Shah, who has underperformed his FTSE All Share benchmark since he took over from Anthony Bolton back in January 2008, believes his portfolio is full of cheap unloved stocks that will prosper in the improving economic environment.
"My style has been out of favour in the 18 months to the start of 2011, but I think my contrarian value style is suited to the current environment," he said.
"I’ve said from the beginning that there would be a second buying opportunity during the course of the global debt crisis, which is why I decided to buy into financials and other cyclical companies."
The buying of these companies led to Shah’s poor performance in 2011, but this year’s rebound has seen him climb back above his peer group in the performance tables. With returns of 11.03 per cent in 2012, Fidelity Special Situations is only 2.94 per cent short of regaining all of the losses it sustained in 2011.
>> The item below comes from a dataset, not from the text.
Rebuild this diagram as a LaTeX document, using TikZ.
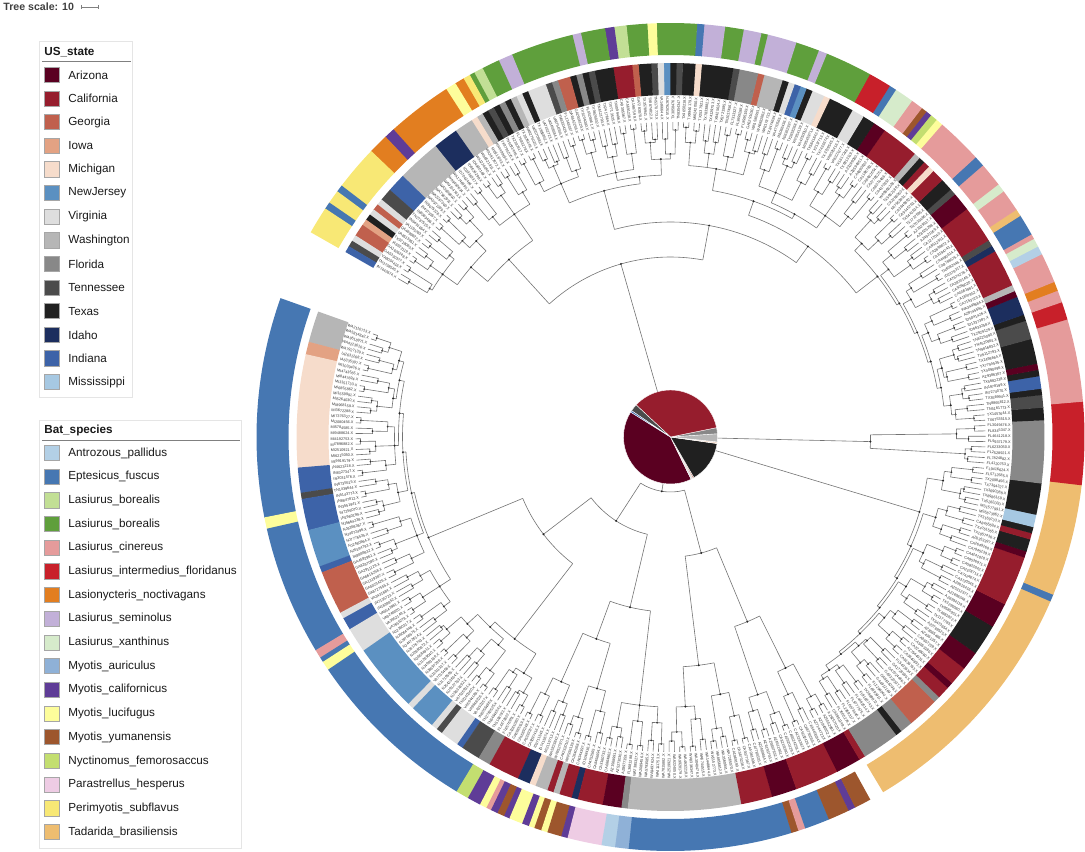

Performance of fund since Shah took over vs sector and benchmark

Source: FE Analytics
The manager thinks the rally in the equity markets is set to endure for at least the medium-term.
"Everything I see suggests that a significant market sell-off is unlikely in the short-term; all sentiment points to a continued improvement for equities," he explained.
"I don’t think the markets will go up in a straight line, I’d take a correction as a reason to add to my holdings, rather than as an end to the rally."
Although many of Shah’s stock-picks have gained more than 20 per cent during the current calendar year, the manager says the likes of Lloyds, Pearson and BSkyB aren’t even close to fair value.
"We entered 2012 with extreme pessimism, and market conditions have clearly improved; however, I still think there is a lot further to go before we see a normalisation of valuations in unloved areas," he said.
"We haven’t really changed the portfolio at all this year."
He says banks, financial services and certain insurance companies are particularly attractive areas in the current climate.
"With price-to-book valuations where they are, these areas are a good place to stock-pick at the moment," he said.
"Lloyds was a big devaluation to our performance in 2011, but we actually increased our holding during the course of the year."
His comments follow those of Thames River’s Gary Potter, who says stock-pickers have been out of vogue for too long, and will see a resurgence in 2012.
According to FE Analytics data, Lloyds has rallied by 32.35 per cent this year. However, Shah believes a share price of 35p still represents a terrific opportunity, indicating that he values the company at 60p, and 33p in a worst-case scenario.
"The likes of Lloyds are on less than 0.6 times price-to-book; until they are trading on 1.2 or 1.3 times, I wouldn’t consider cutting my exposure," he added.
Lloyds is one of Shah’s top-10 holdings, accounting for 3 per cent of assets under management (AUM).
The manager also points to attractive valuations in the unloved media and general retail sectors, although he is underweight commodities and consumer staples such as tobacco.
Performance of fund under Bolton vs sector and benchmark

Source: FE Analytics
Shah had an extremely hard act to follow in Bolton; according to FE data, Fidelity Special Situations returned 876.17 per cent in the 20 years to the star manager’s departure, which is more than twice as much as the FTSE All Share.
In spite of this relative underperformance, Gary Shaughnessy, UK managing director of Fidelity, says he has every faith that Shah will deliver in the long-term.
"Since we give our managers a great deal of freedom, we recognise the need to take action when things aren’t working," he commented. "That said, we are absolutely comfortable with Sanjeev’s performance. He’s been very clear in his investment style."
"He is by definition a contrarian investor, so there are always going to be times that he’s going to underperform the market. However through up-and-down markets in the long-term, we are confident he will succeed."